I've just looked at it. First and foremost the IRQ GPIO of the pmic is just wrong which will prevent pretty much all read operations on the RTC from succeeding. I've fixed that.
Thank you for fixing it!
(12-18-2019, 12:06 PM)tsys Wrote: The broken load order of the rtc subsystem is probably an issue, too though. Imho hctosys is missing a mechanism to defer loading unti the rtc dev appears. Adding the RTC module as a builtin does result in the correct load order since it uses a late initcall. I'm not sure I like that solution though.
I was suggesting the builtin route, because it follows the same solution path that CMOS RTC is doing on PC-compatible class hardware.
But if you prefer not to do it, then the best strategy would be to use UDEV rules to manually call the hctosys, or compile *that* one as module (is it possible) and load the module right after /dev/rtc0 shows up (again, courtesy of some udev rule).
It's basically way to force the *deferring until rtc dev appears* part.
(12-18-2019, 01:31 PM)DrYak Wrote: (12-18-2019, 12:06 PM)tsys Wrote: The broken load order of the rtc subsystem is probably an issue, too though. Imho hctosys is missing a mechanism to defer loading unti the rtc dev appears. Adding the RTC module as a builtin does result in the correct load order since it uses a late initcall. I'm not sure I like that solution though.
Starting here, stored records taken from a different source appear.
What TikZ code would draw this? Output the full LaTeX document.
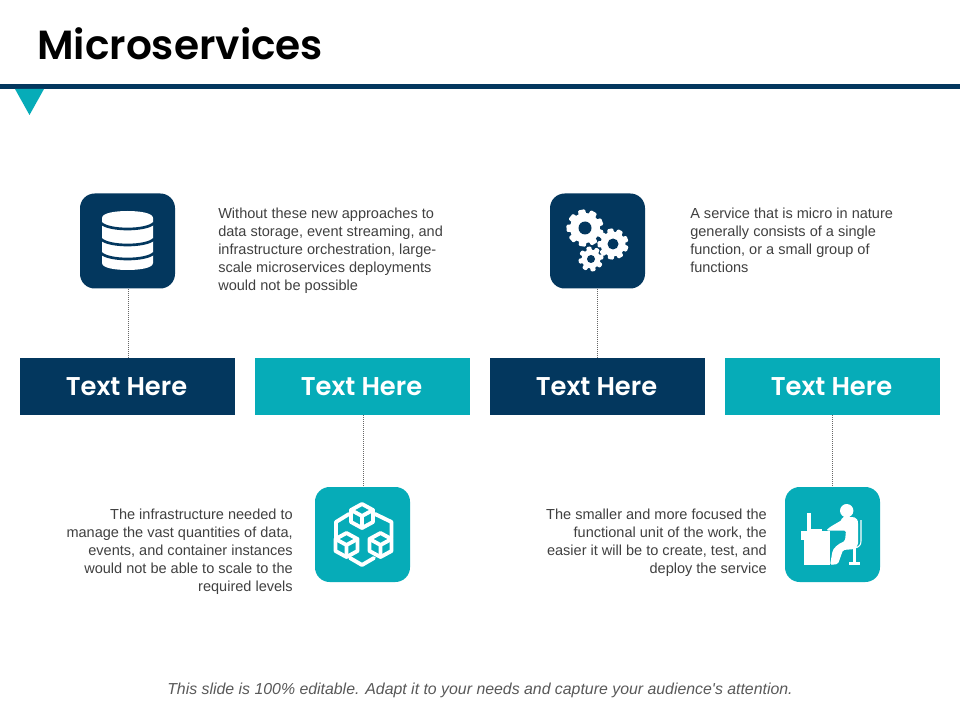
\documentclass[tikz,border=0pt]{standalone}
\usepackage{fontspec}
\setmainfont{Liberation Sans}
\newfontfamily\footfont[Ligatures=Common]{Liberation Sans}
\newfontfamily\titlefont{Poppins SemiBold}
\definecolor{navy}{HTML}{03375E}
\definecolor{teal2}{HTML}{06ACB8}
\definecolor{bodytxt}{HTML}{404040}
\definecolor{foot}{HTML}{595959}
\tikzset{
  x=0.75pt,y=-0.75pt,
  barbox/.style={minimum width=161.25pt,minimum height=42.75pt,inner sep=0pt,text=white,font=\titlefont\fontsize{19.3}{23}\selectfont},
  iconbox/.style={minimum width=71.25pt,minimum height=71.25pt,inner sep=0pt,rounded corners=11pt},
  para/.style={inner sep=0pt,text=bodytxt,font=\fontsize{10.9}{13.5}\selectfont},
  link/.style={draw=black!60,densely dotted,line width=0.5pt},
  wline/.style={draw=white,line width=2.9pt,line join=round,line cap=round},
}
\newcommand{\cog}[6]{% x y R r hole teeth
  \begin{scope}[shift={(#1,#2)}]
    \fill[white] (0,0) circle[radius=#4];
    \foreach \k in {1,...,#6}{
      \fill[white,rotate=\k*360/#6+11,rounded corners=0.8pt] (-0.26*#3,0) -- (-0.19*#3,-#3) -- (0.19*#3,-#3) -- (0.26*#3,0) -- cycle;
    }
    \fill[navy] (0,0) circle[radius=#5];
  \end{scope}}
\newcommand{\cube}[2]{% cx cy
  \begin{scope}[shift={(#1,#2)}]
    \draw[wline] (0,-12) -- (11,-6) -- (11,6) -- (0,12) -- (-11,6) -- (-11,-6) -- cycle;
    \draw[wline] (-11,-6) -- (0,0) -- (11,-6) (0,0) -- (0,12);
  \end{scope}}
\begin{document}
\begin{tikzpicture}
\useasboundingbox (0,0) rectangle (960,720);
\fill[white] (0,0) rectangle (960,720);

\node[anchor=west,inner sep=0pt,font=\titlefont\fontsize{30.5}{36}\selectfont] (title) at (37,44) {Microservices};
\fill[navy] (0,84) rectangle (960,89);
\fill[teal2] (15,89) -- (44,89) -- (29.5,115) -- cycle;

\node[barbox,fill=navy] (b1) at (127.5,386.5) {\raisebox{-1.2pt}{\hspace{-1.5pt}Text Here}};
\node[barbox,fill=teal2] (b2) at (362.5,386.5) {\raisebox{-1.2pt}{\hspace{-1.5pt}Text Here}};
\node[barbox,fill=navy] (b3) at (597.5,386.5) {\raisebox{-1.2pt}{\hspace{-1.5pt}Text Here}};
\node[barbox,fill=teal2] (b4) at (832.5,386.5) {\raisebox{-1.2pt}{\hspace{-1.5pt}Text Here}};

\node[iconbox,fill=navy] (i1) at (127.5,241) {};
\node[iconbox,fill=navy] (i3) at (597.5,241) {};
\node[iconbox,fill=teal2] (i2) at (362.5,534.5) {};
\node[iconbox,fill=teal2] (i4) at (832.5,534.5) {};

\draw[link] ([xshift=.7pt]i1.south) -- ([xshift=.7pt]b1.north);
\draw[link] (i3) -- (b3);
\draw[link] ([xshift=.7pt]b2.south) -- ([xshift=.7pt]i2.north);
\draw[link] (b4) -- (i4);

% database
\fill[white] (102,218) .. controls (102,213) and (115,211) .. (127.5,211) .. controls (140,211) and (153,213) .. (153,218)
  -- (153,263) .. controls (153,268) and (140,270) .. (127.5,270) .. controls (115,270) and (102,268) .. (102,263) -- cycle;
\foreach \yy in {223,239,253}{
  \draw[navy,line width=2pt] (101,\yy) .. controls (108,\yy+8) and (147,\yy+8) .. (154,\yy);
}

% gears
\cog{585}{228}{18.5}{15}{6.5}{9}
\cog{613}{244}{15.5}{12.5}{5.5}{9}
\cog{591}{259}{12.5}{9.5}{4}{8}

% cubes
\draw[wline] (349,514) -- (336,522) -- (336,538);
\draw[wline] (375,514) -- (391.5,522) -- (391.5,538);
\draw[wline] (350,558) -- (362,565) -- (374,558);
\cube{362}{516}
\cube{346.5}{545}
\cube{380.5}{545}

% person at desk
\fill[white] (801,531) rectangle (830,540);
\fill[white] (804,540) rectangle (830,565);
\fill[white] (807.3,513) rectangle (810.7,531);
\fill[white] (810,529) rectangle (822,531);
\fill[white] (846.7,510.7) circle[radius=6.7];
\fill[white,rounded corners=1.2pt] (842,517) -- (853,517) .. controls (856.5,518) and (858,520) .. (858,525) -- (858,545) -- (855,549)
  -- (843,550) -- (838,564) -- (830,565) -- (832,554) .. controls (833,548) and (838,544) .. (845,541)
  -- (846,530.5) -- (826,530.5) -- (830,527) -- (842,520) -- cycle;
\draw[white,line width=0.8pt] (861,520) -- (861,541) .. controls (861,545) and (859,547) .. (855,548);
\fill[white] (853,548) rectangle (855.5,562);
\fill[white] (849,562) rectangle (860,564.5);

% texts
\node[para,anchor=north west,align=left] (t1) at (218,207.5) {Without these new approaches to\\data storage, event streaming, and\\infrastructure orchestration, large-\\scale microservices deployments\\would not be possible};
\node[para,anchor=north west,align=left] (t3) at (690,207.5) {A service that is micro in nature\\generally consists of a single\\function, or a small group of\\functions};
\node[para,anchor=north east,align=right] (t2) at (293,508.5) {The infrastructure needed to\\manage the vast quantities of data,\\events, and container instances\\would not be able to scale to the\\required levels};
\node[para,anchor=north east,align=right] (t4) at (767,508.5) {The smaller and more focused the\\functional unit of the work, the\\easier it will be to create, test, and\\deploy the service};

\node[inner sep=0pt,text=foot,font=\footfont\fontsize{11.9}{14}\selectfont\itshape] (foot) at (480,690) {This slide is 100\% editable. Adapt it to your needs and capture your audience's attention.};
\end{tikzpicture}
\end{document}
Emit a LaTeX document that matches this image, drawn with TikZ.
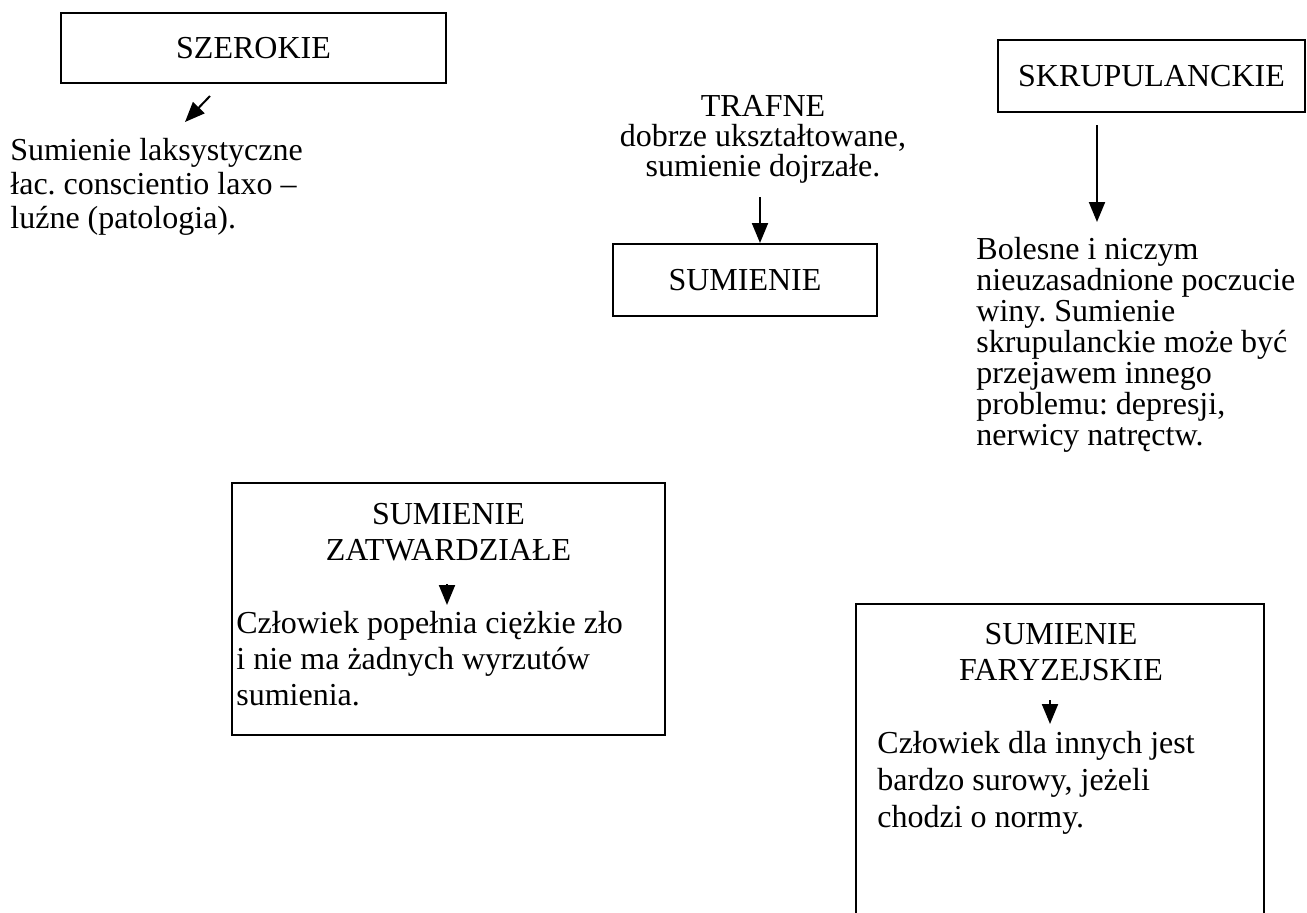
\documentclass[tikz,border=0pt]{standalone}
\usepackage{fontspec}
\setmainfont{Liberation Serif}
\usetikzlibrary{arrows.meta}
\frenchspacing

\tikzset{
	box/.style={draw, line width=1pt, inner sep=0pt},
	txt/.style={inner sep=0pt, align=left, anchor=base west},
	arr/.style={line width=1pt, -{Triangle[length=10pt,width=8pt]}},
}

\begin{document}
\begin{tikzpicture}[x=0.5pt,y=-0.5pt,font=\fontsize{16}{18}\selectfont]
	
	\useasboundingbox (0,0) rectangle (1307,912);
	\clip (0,0) rectangle (1307,912);
	
	% upper row (multi-line texts sit on the baseline of their last line)
	\node[box, minimum width=192.5pt, minimum height=35pt] (szerokie) at (253.5,48) {SZEROKIE};
	\node[box, minimum width=153.5pt, minimum height=36pt] (skrup) at (1151.5,76) {SKRUPULANCKIE};
	\node[box, minimum width=132pt, minimum height=36pt] (sumienie) at (745,280) {SUMIENIE};
	
	\node[txt, font=\fontsize{16}{17}\selectfont] (laxo) at (10,228)
		{Sumienie laksystyczne\\łac. conscientio laxo –\\luźne (patologia).};
	\node[txt, anchor=base, align=center, font=\fontsize{16}{15}\selectfont] (trafne) at (763,176)
		{TRAFNE\\dobrze ukształtowane,\\sumienie dojrzałe.};
	\node[txt, font=\fontsize{16}{15.5}\selectfont] (bolesne) at (976,445)
		{Bolesne i niczym\\nieuzasadnione poczucie\\winy. Sumienie\\skrupulanckie może być\\przejawem innego\\problemu: depresji,\\nerwicy natręctw.};
	
	\coordinate (szerArrTop) at (210,96);
	\coordinate (szerArrTip) at (185,122);
	\coordinate (trafArrTop) at (760,197);
	\coordinate (skrupArrTop) at (1097,125);
	\coordinate (skrupArrTip) at (1097,222);
	
	\draw[arr] (szerArrTop) -- (szerArrTip);
	\draw[arr] (trafArrTop) -- (trafArrTop |- sumienie.north);
	\draw[arr] (skrupArrTop) -- (skrupArrTip);
	
	% lower row
	\node[box, minimum width=216.5pt, minimum height=126pt] (zatw) at (448.5,609) {};
	\node[txt, anchor=base, align=center] (zatwtitle) at (448.5,560) {SUMIENIE\\ZATWARDZIAŁE};
	\node[txt] (zatwbody) at (236,705) {Człowiek popełnia ciężkie zło\\i nie ma żadnych wyrzutów\\sumienia.};
	\coordinate (zatwArrTop) at (447,584);
	\coordinate (zatwArrTip) at (447,605);
	\draw[arr] (zatwArrTop) -- (zatwArrTip);
	
	\node[box, minimum width=204pt, minimum height=178pt] (fary) at (1060,782) {};
	\node[txt, anchor=base, align=center] (farytitle) at (1061,680) {SUMIENIE\\FARYZEJSKIE};
	\node[txt, font=\fontsize{16}{18.5}\selectfont] (farybody) at (877,827) {Człowiek dla innych jest\\bardzo surowy, jeżeli\\chodzi o normy.};
	\coordinate (faryArrTop) at (1050,700);
	\coordinate (faryArrTip) at (1050,724);
	\draw[arr] (faryArrTop) -- (faryArrTip);
	
\end{tikzpicture}
\end{document}
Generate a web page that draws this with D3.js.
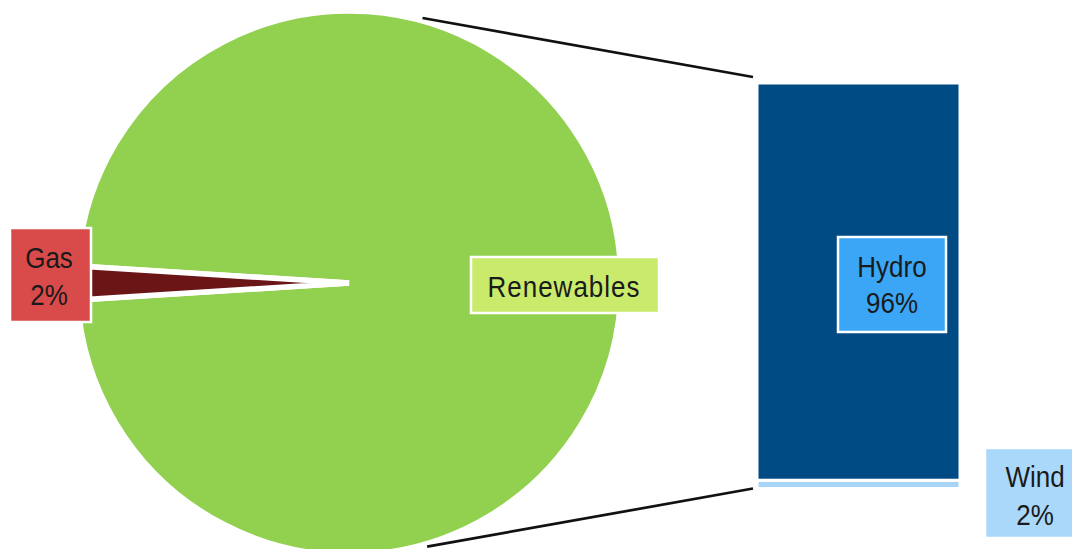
<!DOCTYPE html>
<html>
<head>
<meta charset="utf-8">
<script src="https://cdn.jsdelivr.net/npm/d3@7"></script>
<style>
  html, body { margin: 0; padding: 0; background: #ffffff; }
  svg { display: block; font-family: "Liberation Sans", Arial, sans-serif; }
</style>
</head>
<body>
<svg id="chart" width="1072" height="549"></svg>
<script>
// Energy mix: pie of sources, renewables broken out into a stacked bar
const pieCategories = ["Gas", "Renewables"];
const pieValues = [2, 98];
const barCategories = ["Wind", "Hydro"];   // stacked bottom to top
const barValues = [2, 96];

const pieColors = { Gas: "#6b1616", Renewables: "#92d050" };
const barColors = { Wind: "#a7d4f8", Hydro: "#004b84" };
const labelColors = { Gas: "#d94b4b", Renewables: "#c9ea6a", Hydro: "#3aa6f5", Wind: "#aad8fb" };

const svg = d3.select("#chart");

// ---- pie ----
const cx = 349, cy = 283, R = 272;
const total = d3.sum(pieValues);
const gasSpan = 2 * Math.PI * pieValues[0] / total;
const start = -Math.PI / 2 - gasSpan / 2;   // gas slice centred at 9 o'clock

const pie = d3.pie().sort(null).value(d => d.value)
  .startAngle(start).endAngle(start + 2 * Math.PI);
const arcs = pie(pieCategories.map((c, i) => ({ name: c, value: pieValues[i] })));
const arc = d3.arc().innerRadius(0).outerRadius(R);

const gPie = svg.append("g").attr("transform", `translate(${cx},${cy})`);
gPie.selectAll("path.slice")
  .data(arcs.slice().reverse())
  .join("path")
  .attr("class", "slice")
  .attr("d", arc)
  .attr("fill", d => pieColors[d.data.name])
  .attr("stroke", "#ffffff")
  .attr("stroke-width", 5.5)
  .attr("stroke-linejoin", "miter");

// ---- stacked bar ----
const barX0 = 757, barX1 = 960;
const barTotal = d3.sum(barValues);
const y = d3.scaleLinear().domain([0, barTotal]).range([488.5, 83]);
let acc = 0;
const segs = barCategories.map((c, i) => {
  const s = { name: c, y0: acc, y1: acc + barValues[i] };
  acc += barValues[i];
  return s;
});
svg.append("g").selectAll("rect")
  .data(segs)
  .join("rect")
  .attr("x", barX0)
  .attr("width", barX1 - barX0)
  .attr("y", d => y(d.y1))
  .attr("height", d => y(d.y0) - y(d.y1))
  .attr("fill", d => barColors[d.name])
  .attr("stroke", "#ffffff")
  .attr("stroke-width", 3);

// ---- connector lines from pie edge to bar ends ----
const deg = Math.PI / 180;
const rc = R + 3;
const connectors = [
  { a: 15.5 * deg, x2: barX0 - 4, y2: y(barTotal) - 6 },
  { a: 163.5 * deg, x2: barX0 - 4, y2: y(0) }
];
svg.append("g").selectAll("line")
  .data(connectors)
  .join("line")
  .attr("x1", d => cx + rc * Math.sin(d.a))
  .attr("y1", d => cy - rc * Math.cos(d.a))
  .attr("x2", d => d.x2)
  .attr("y2", d => d.y2)
  .attr("stroke", "#111111")
  .attr("stroke-width", 2.7);

// ---- data labels ----
const pct = v => v + "%";
const labels = [
  { key: "Gas", lines: ["Gas", pct(pieValues[0])], x: 10, y: 228, w: 81, h: 94, base: 268, gap: 37, tx: 49, ls: 0 },
  { key: "Renewables", lines: ["Renewables"], x: 471, y: 257, w: 188, h: 56, base: 297, gap: 0, tx: 564, ls: 1 },
  { key: "Hydro", lines: ["Hydro", pct(barValues[1])], x: 838, y: 237, w: 108, h: 95, base: 277, gap: 36, tx: 892, ls: 0 },
  { key: "Wind", lines: ["Wind", pct(barValues[0])], x: 985, y: 448, w: 104, h: 90, base: 487, gap: 38, tx: 1035, ls: 0 }
];
const gLab = svg.append("g");
labels.forEach(l => {
  gLab.append("rect")
    .attr("x", l.x).attr("y", l.y).attr("width", l.w).attr("height", l.h)
    .attr("fill", labelColors[l.key])
    .attr("stroke", "#ffffff").attr("stroke-width", 2.5);
  l.lines.forEach((t, i) => {
    gLab.append("text")
      .attr("transform", `translate(${l.tx},${l.base + i * l.gap}) scale(1,1.12)`)
      .attr("text-anchor", "middle")
      .attr("font-size", 26)
      .attr("letter-spacing", l.ls)
      .attr("fill", "#1a1a1a")
      .text(t);
  });
});
</script>
</body>
</html>
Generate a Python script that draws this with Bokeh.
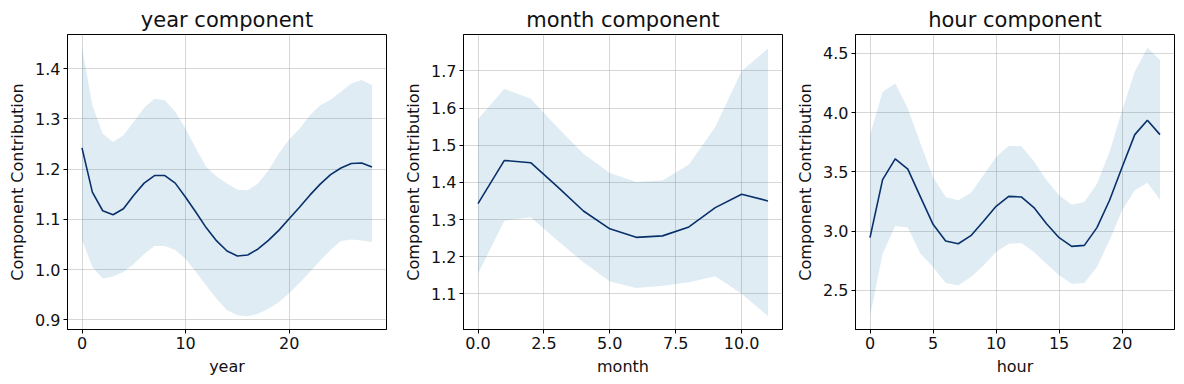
from bokeh.plotting import figure
from bokeh.layouts import row
from bokeh.models import FixedTicker, ColumnDataSource
from bokeh.embed import file_html
from bokeh.resources import INLINE

# ---------------- data ----------------
year_x = list(range(29))
year_mean = [1.242, 1.154, 1.117, 1.109, 1.121, 1.148, 1.172, 1.187, 1.187, 1.172,
             1.144, 1.114, 1.083, 1.057, 1.037, 1.027, 1.029, 1.041, 1.058, 1.078,
             1.101, 1.124, 1.148, 1.170, 1.189, 1.202, 1.211, 1.212, 1.204]
year_upper = [1.443, 1.327, 1.270, 1.254, 1.267, 1.294, 1.322, 1.340, 1.337, 1.314,
              1.280, 1.241, 1.204, 1.185, 1.171, 1.159, 1.158, 1.171, 1.197, 1.231,
              1.259, 1.280, 1.307, 1.327, 1.338, 1.354, 1.370, 1.377, 1.367]
year_lower = [1.059, 1.005, 0.982, 0.986, 0.995, 1.011, 1.031, 1.047, 1.047, 1.039,
              1.021, 0.995, 0.968, 0.942, 0.919, 0.909, 0.907, 0.912, 0.922, 0.935,
              0.953, 0.973, 0.995, 1.018, 1.039, 1.057, 1.060, 1.058, 1.055]

month_x = list(range(12))
month_mean = [1.343, 1.459, 1.453, 1.389, 1.323, 1.275, 1.252, 1.256, 1.280, 1.332, 1.368, 1.350]
month_upper = [1.570, 1.652, 1.625, 1.549, 1.477, 1.425, 1.401, 1.405, 1.448, 1.549, 1.700, 1.760]
month_lower = [1.154, 1.297, 1.306, 1.244, 1.185, 1.133, 1.116, 1.122, 1.131, 1.147, 1.100, 1.040]

hour_x = list(range(24))
hour_mean = [2.945, 3.435, 3.610, 3.523, 3.289, 3.058, 2.917, 2.894, 2.962, 3.083,
             3.210, 3.294, 3.289, 3.199, 3.063, 2.945, 2.872, 2.880, 3.030, 3.261,
             3.542, 3.815, 3.937, 3.815]
hour_upper = [3.810, 4.176, 4.246, 4.035, 3.739, 3.458, 3.289, 3.261, 3.323, 3.472,
              3.627, 3.720, 3.717, 3.590, 3.430, 3.303, 3.224, 3.246, 3.401, 3.669,
              4.021, 4.345, 4.548, 4.444]
hour_lower = [2.280, 2.810, 3.044, 3.030, 2.810, 2.697, 2.562, 2.542, 2.613, 2.711,
              2.824, 2.894, 2.900, 2.824, 2.725, 2.627, 2.556, 2.562, 2.697, 2.923,
              3.176, 3.346, 3.408, 3.266]

year_xticks = [0, 10, 20]
year_xlabels = ["0", "10", "20"]
year_yticks = [0.9, 1.0, 1.1, 1.2, 1.3, 1.4]
year_ylabels = ["0.9", "1.0", "1.1", "1.2", "1.3", "1.4"]

month_xticks = [0, 2.5, 5, 7.5, 10]
month_xlabels = ["0.0", "2.5", "5.0", "7.5", "10.0"]
month_yticks = [1.1, 1.2, 1.3, 1.4, 1.5, 1.6, 1.7]
month_ylabels = ["1.1", "1.2", "1.3", "1.4", "1.5", "1.6", "1.7"]

hour_xticks = [0, 5, 10, 15, 20]
hour_xlabels = ["0", "5", "10", "15", "20"]
hour_yticks = [2.5, 3.0, 3.5, 4.0, 4.5]
hour_ylabels = ["2.5", "3.0", "3.5", "4.0", "4.5"]

FONT = "DejaVu Sans"
LINE_COLOR = "#08306b"
FILL_COLOR = "#1f77b4"


def make_panel(name, xs, mean, lower, upper, xticks, xlabels, yticks, ylabels,
               x_range, y_range, border_left, border_right):
    p = figure(frame_width=319, frame_height=295,
               x_range=x_range, y_range=y_range,
               output_backend="svg", toolbar_location=None,
               min_border_left=border_left, min_border_right=border_right,
               min_border_top=34, min_border_bottom=38,
               title=f"{name} component")
    src = ColumnDataSource(dict(x=xs, mean=mean, lower=lower, upper=upper))
    p.varea(x="x", y1="lower", y2="upper", source=src,
            fill_color=FILL_COLOR, fill_alpha=0.14)
    p.line(x="x", y="mean", source=src, line_color=LINE_COLOR, line_width=1.6)

    p.title.text_font = FONT
    p.title.text_font_size = "21px"
    p.title.text_font_style = "normal"
    p.title.align = "center"
    p.title.text_color = "#111111"
    p.title.standoff = 5

    p.outline_line_color = "black"
    p.outline_line_width = 1
    p.background_fill_color = "white"
    p.border_fill_color = "white"

    for ax, ticks, labels in ((p.xaxis[0], xticks, xlabels), (p.yaxis[0], yticks, ylabels)):
        ax.ticker = FixedTicker(ticks=ticks)
        ax.major_label_overrides = {t: l for t, l in zip(ticks, labels)}
        ax.minor_tick_line_color = None
        ax.major_tick_in = 0
        ax.major_tick_out = 4
        ax.major_tick_line_color = "black"
        ax.axis_line_color = "black"
        ax.major_label_text_font = FONT
        ax.major_label_text_font_size = "16px"
        ax.major_label_text_color = "#111111"
        ax.axis_label_text_font = FONT
        ax.axis_label_text_font_size = "16px"
        ax.axis_label_text_font_style = "normal"
        ax.axis_label_text_color = "#111111"
        ax.major_label_standoff = 3
        ax.axis_label_standoff = 5
    p.xaxis.axis_label = name
    p.yaxis.axis_label = "Component Contribution"

    p.grid.grid_line_color = "#b0b0b0"
    p.grid.grid_line_alpha = 0.5
    p.grid.grid_line_width = 1
    return p


p1 = make_panel("year", year_x, year_mean, year_lower, year_upper,
                year_xticks, year_xlabels, year_yticks, year_ylabels,
                (-1.4, 29.4), (0.8807, 1.4677), 67, 15)
p2 = make_panel("month", month_x, month_mean, month_lower, month_upper,
                month_xticks, month_xlabels, month_yticks, month_ylabels,
                (-0.55, 11.55), (1.004, 1.798), 60, 11)
p3 = make_panel("hour", hour_x, hour_mean, hour_lower, hour_upper,
                hour_xticks, hour_xlabels, hour_yticks, hour_ylabels,
                (-1.15, 24.15), (2.17, 4.66), 59, 2)

layout = row(p1, p2, p3, spacing=0)
open("out.html", "w").write(file_html(layout, INLINE))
I was suggesting the builtin route, because it follows the same solution path that CMOS RTC is doing on PC-compatible class hardware.
But if you prefer not to do it, then the best strategy would be to use UDEV rules to manually call the hctosys, or compile *that* one as module (is it possible) and load the module right after /dev/rtc0 shows up (again, courtesy of some udev rule).
It's basically way to force the *deferring until rtc dev appears* part.
I have now made the rk808 rtc module a builtin. However I do still think the hctosys code just is not particularly good. Using a udev rule has some drawbacks like not updating the system clock on resume from suspend and that kind of stuff. Thus it would then need some systemd integration, too. I just don't think that is worth the hassle.
I think you should set rtc-rk808.c as builtin module.